In other words, they're all dead. And he wanders dead among the dead. Dead talking to the dead. A kind of psychic in his own world, a medium.

And he tries to revive and resuscitate and resurrect these internal objects. He tries to imbue them with life, but he has no life to give because he is not.

The narcissist was not allowed to become. There's nobody there. There's no person there. So there's nothing he can give.

Sometimes the narcissist wants to give, desperately attempts to give, but there's no giver.

Borderlines, on the other hand, depersonalize. Depersonalization is a dissociative mechanism. It's the feeling that you're not inside your body. It's as if your body does not belong to you. It's an alien, estranged entity.

Borderlines go through this experience of depersonalization in sex very often. Borderlines depersonalize whenever they're stressed, whenever they're anxious, whenever they anticipate rejection, humiliation and abandonment.

Borderlines dissociation, depersonalization, derealization and amnesia resembles very much the way a near-death experience typical patient hovers above her body and observes the resuscitation attempts.

The near-death experience patient, even mentally healthy one, divorces her body, exits her body, floats above her body, observes her body, and that's precisely what the borderline does.

The borderline clinically is in the state of near-death experience whenever she's stressed, whenever she's attacked, whenever she's anxious, whenever she catastrophizes. Near-death experience is the most common experience of the narcissist and the psychopath, and the borderline.

I don't know what's happening to me today with the psychopath, maybe because borderline is a secondary cycle.

But, okay, near-death experience is the most common experience of the narcissist and the borderline.

Both the borderline and the narcissist hear voices the same way a near-death experience patient does.

But the borderline and the narcissist do not misidentify or misconstrue their sources of the voices as external. In other words, it's not a psychotic element, it's not hyper-reflexivity.

The near-death experience patient is actually clinically psychotic at the moment of death because he believes the voices are coming from the outside. At least these are the reports given to us by people who've returned from the dead.

So there is an element of psychosis in near-death experience that is absent in narcissism and in borderline except in extremes, except in extreme situations.

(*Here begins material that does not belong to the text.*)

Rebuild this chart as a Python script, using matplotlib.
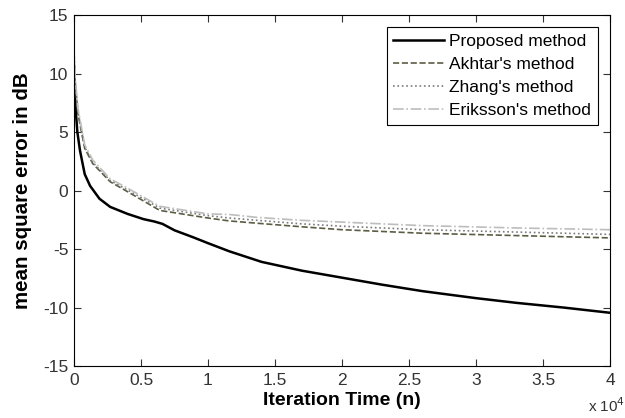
import matplotlib
matplotlib.use('agg')
import matplotlib.pyplot as plt
from matplotlib import ticker

it_prop = [0, 100, 250, 450, 800, 1200, 1900, 2700, 4000, 5200, 6000, 6600, 7500,
           8900, 10000, 11600, 14000, 17000, 20000, 23000, 26000, 30000, 33000,
           36500, 40000]
mse_prop = [9.7, 7.3, 5.0, 3.4, 1.4, 0.4, -0.7, -1.4, -2.0, -2.45, -2.65, -2.85, -3.4,
            -4.0, -4.5, -5.2, -6.1, -6.85, -7.45, -8.05, -8.6, -9.2, -9.6,
            -10.0, -10.45]

it_ref = [0, 100, 300, 800, 1400, 2700, 4000, 6400, 10000, 11600, 13700, 17000,
          20000, 26000, 33000, 40000]
mse_akhtar = [11.5, 9.0, 6.5, 3.6, 2.3, 0.75, -0.1, -1.7, -2.35, -2.6, -2.8, -3.1,
              -3.35, -3.65, -3.85, -4.05]
mse_zhang = [11.8, 9.2, 6.7, 3.7, 2.4, 0.85, 0.05, -1.5, -2.15, -2.35, -2.55, -2.85,
             -3.05, -3.35, -3.55, -3.75]
mse_eriksson = [12.0, 9.5, 7.0, 3.9, 2.6, 1.0, 0.2, -1.35, -2.0, -2.05, -2.3, -2.55,
                -2.7, -3.0, -3.2, -3.35]

plt.rcParams['font.family'] = ['Liberation Sans', 'DejaVu Sans']
plt.rcParams['axes.unicode_minus'] = False

fig = plt.figure(figsize=(6.25, 4.18), dpi=100)
ax = fig.add_axes([0.1184, 0.1244, 0.8576, 0.8396])

ax.plot(it_prop, mse_prop, '-', color='black', lw=1.8, label='Proposed method')
ax.plot(it_ref, mse_akhtar, '--', color='#5c5c44', lw=1.2, label="Akhtar's method")
ax.plot(it_ref, mse_zhang, ':', color='#7a7a7a', lw=1.2, label="Zhang's method")
ax.plot(it_ref, mse_eriksson, '-.', color='#bdbdbd', lw=1.2, label="Eriksson's method")

ax.set_xlim(0, 40000)
ax.set_ylim(-15, 15)
ax.set_xticks([i * 5000 for i in range(9)])
ax.set_yticks([-15, -10, -5, 0, 5, 10, 15])
ax.xaxis.set_major_formatter(ticker.FuncFormatter(lambda v, p: '%g' % (v / 1e4)))
ax.tick_params(direction='in', top=True, right=True, length=5, width=0.8,
               labelsize=12.5, colors='#333333', pad=4)
ax.tick_params(axis='x', pad=5)
for s in ax.spines.values():
    s.set_linewidth(0.8)

ax.set_xlabel('Iteration Time (n)', fontsize=14, fontweight='bold', labelpad=3)
ax.set_ylabel('mean square error in dB', fontsize=14.8, fontweight='bold', labelpad=8)
fig.text(0.94, 0.015, r'x 10$^4$', fontsize=11, color='#333333')

leg = ax.legend(loc='upper right', fontsize=12.5, handlelength=2.9, handletextpad=0.3,
                labelspacing=0.45, borderpad=0.4, borderaxespad=0.7,
                fancybox=False, framealpha=1)
leg.get_frame().set_edgecolor('black')
leg.get_frame().set_linewidth(0.8)

fig.savefig('out.png', dpi=100)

In extreme situations, the borderline and the narcissist become psychotic. They have what we call psychotic micro-episodes. And there they converge with the typical near-death experience patient and they hear voices the same way he does.

All in all, the narcissist experience of life itself is an experience of death.

The borderline experience of life itself is an experience of death and they, as opposed to classic near-death experience patients, they never come back. They never have hope to be revived or resuscitated or resurrected.

In borderline, the prognosis is pretty good after age 45. The disorder itself can no longer be diagnosed.

But dysfunctional behavior patterns persist lifelong.

Still, borderline is a lot more optimistic as personality disorders go than narcissism. The narcissist is utterly beyond hope and beyond redemption.